Participants debate whether synthetic data produced by large language models represents genuinely new information or simply a recombination of existing material. One commenter describes the process as “compression and filtering,” arguing that models use training data to distill and restate what is already known, rather than generating fundamentally new information. From this perspective, progress in model capabilities ultimately requires more raw information, such as new empirical measurements, proofs, media streams, or original human work, not just more synthetic outputs derived from a fixed corpus.
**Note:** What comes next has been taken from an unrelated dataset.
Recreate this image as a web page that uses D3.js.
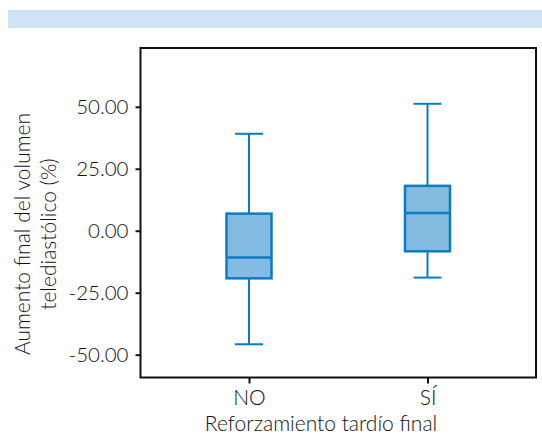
<!DOCTYPE html>
<html>
<head>
<meta charset="utf-8">
<script src="https://cdn.jsdelivr.net/npm/d3@7"></script>
<style>
  html, body { margin: 0; padding: 0; background: #fff; }
  svg { display: block; }
  text { font-family: Lato, "Open Sans", sans-serif; font-weight: 300; fill: #111; }
</style>
</head>
<body>
<svg id="chart" width="542" height="438"></svg>
<script>
// Groups and five-number summaries (whisker low, Q1, median, Q3, whisker high)
const categories = ["NO", "SÍ"];
const whiskerLow = [-45.8, -18.9];
const q1 = [-19.2, -8.3];
const median = [-10.8, 7.1];
const q3 = [6.9, 18.1];
const whiskerHigh = [39.1, 51.2];
const yTicks = [-50, -25, 0, 25, 50];

const svg = d3.select("#chart");

// Light blue header band
svg.append("rect")
  .attr("x", 8).attr("y", 10).attr("width", 534).attr("height", 18)
  .attr("fill", "#cee4f2");

const plot = { left: 140.5, right: 536, top: 48, bottom: 377.5 };

const y = d3.scaleLinear().domain([-59.2, 73.7]).range([plot.bottom, plot.top]);
const x = d3.scalePoint().domain(categories)
  .range([249, 427.5]);

// Frame
svg.append("rect")
  .attr("x", plot.left).attr("y", plot.top)
  .attr("width", plot.right - plot.left).attr("height", plot.bottom - plot.top)
  .attr("fill", "none").attr("stroke", "#111").attr("stroke-width", 2);

// Y axis, plain hyphen for negatives
const fmt = d3.format(".2f");
const yAxis = svg.append("g")
  .attr("transform", `translate(${plot.left},0)`)
  .call(d3.axisLeft(y).tickValues(yTicks).tickSize(5).tickPadding(7)
    .tickFormat(d => fmt(d).replace("\u2212", "-")));
yAxis.select(".domain").remove();
yAxis.selectAll(".tick line").attr("stroke", "#111").attr("stroke-width", 2);
yAxis.selectAll(".tick text")
  .attr("font-size", 20.5).attr("font-family", "Lato, sans-serif")
  .attr("font-weight", 300).attr("fill", "#111");

// X axis
const xAxis = svg.append("g")
  .attr("transform", `translate(0,${plot.bottom})`)
  .call(d3.axisBottom(x).tickSize(6).tickPadding(7));
xAxis.select(".domain").remove();
xAxis.selectAll(".tick line").attr("stroke", "#111").attr("stroke-width", 2);
xAxis.selectAll(".tick text")
  .attr("font-size", 21).attr("font-family", "Lato, sans-serif")
  .attr("font-weight", 300).attr("fill", "#111");

// Axis titles
svg.append("text")
  .attr("x", 321).attr("y", 431)
  .attr("text-anchor", "middle").attr("font-size", 21)
  .text("Reforzamiento tardío final");

const yTitle = svg.append("text")
  .attr("transform", "translate(0,234) rotate(-90)")
  .attr("text-anchor", "middle").attr("font-size", 21);
yTitle.append("tspan").attr("x", 0).attr("y", 30).text("Aumento final del volumen");
yTitle.append("tspan").attr("x", 0).attr("y", 56).text("telediastólico (%)");

// Boxplots
const stroke = "#0b7cc3";
const fill = "#83bce0";
const boxW = 45, capW = 28;

const groups = svg.selectAll(".box")
  .data(categories.map((c, i) => ({
    c, lo: whiskerLow[i], q1: q1[i], med: median[i], q3: q3[i], hi: whiskerHigh[i]
  })))
  .enter().append("g").attr("class", "box")
  .attr("transform", d => `translate(${x(d.c)},0)`);

// Whisker stems
groups.append("line")
  .attr("x1", 0).attr("x2", 0)
  .attr("y1", d => y(d.hi)).attr("y2", d => y(d.q3))
  .attr("stroke", stroke).attr("stroke-width", 2);
groups.append("line")
  .attr("x1", 0).attr("x2", 0)
  .attr("y1", d => y(d.q1)).attr("y2", d => y(d.lo))
  .attr("stroke", stroke).attr("stroke-width", 2);

// Caps
groups.append("line")
  .attr("x1", -capW / 2).attr("x2", capW / 2)
  .attr("y1", d => y(d.hi)).attr("y2", d => y(d.hi))
  .attr("stroke", stroke).attr("stroke-width", 2);
groups.append("line")
  .attr("x1", -capW / 2).attr("x2", capW / 2)
  .attr("y1", d => y(d.lo)).attr("y2", d => y(d.lo))
  .attr("stroke", stroke).attr("stroke-width", 2);

// Box
groups.append("rect")
  .attr("x", -boxW / 2).attr("width", boxW)
  .attr("y", d => y(d.q3)).attr("height", d => y(d.q1) - y(d.q3))
  .attr("fill", fill).attr("stroke", stroke).attr("stroke-width", 2.5);

// Median
groups.append("line")
  .attr("x1", -boxW / 2).attr("x2", boxW / 2)
  .attr("y1", d => y(d.med)).attr("y2", d => y(d.med))
  .attr("stroke", stroke).attr("stroke-width", 2.5);
</script>
</body>
</html>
Another commenter counters that the synthetic outputs do constitute new data that did not exist before and encourages closer examination of recent research suggesting value in this approach. A detailed thought experiment is presented: an Artificial Intelligence model is trained on a small but comprehensive corpus, such as all content in the library of congress, then used to author new works. A second model is trained on the original corpus plus these outputs, prompting the question of whether this loop truly addresses the scaling problem, even if more parameters and more GPU resources are added. The critic argues that the generated texts contain no new information content and therefore cannot support unbounded scaling of model capacity.
Supporters of synthetic training data shift the focus from information quantity to information structure, especially for logical reasoning. They argue that the core difficulty lies in models learning spurious correlations between context and next tokens during standard training, which undermines robust, general reasoning. Synthetic data can help because randomized and constructed examples reduce these spurious associations and pressure the model to internalize correct generic reasoning steps. Citing DeepSeek and its Qwen 8B model as evidence of the power of such techniques, a commenter still concedes that the total volume of useful synthetic data is inherently bounded by the underlying raw information, so it cannot fully resolve the scaling problem. Others note that any benefit from synthetic data depends on having scalable ways to verify the quality of generated outputs, which is itself challenging without introducing genuinely new external information sources.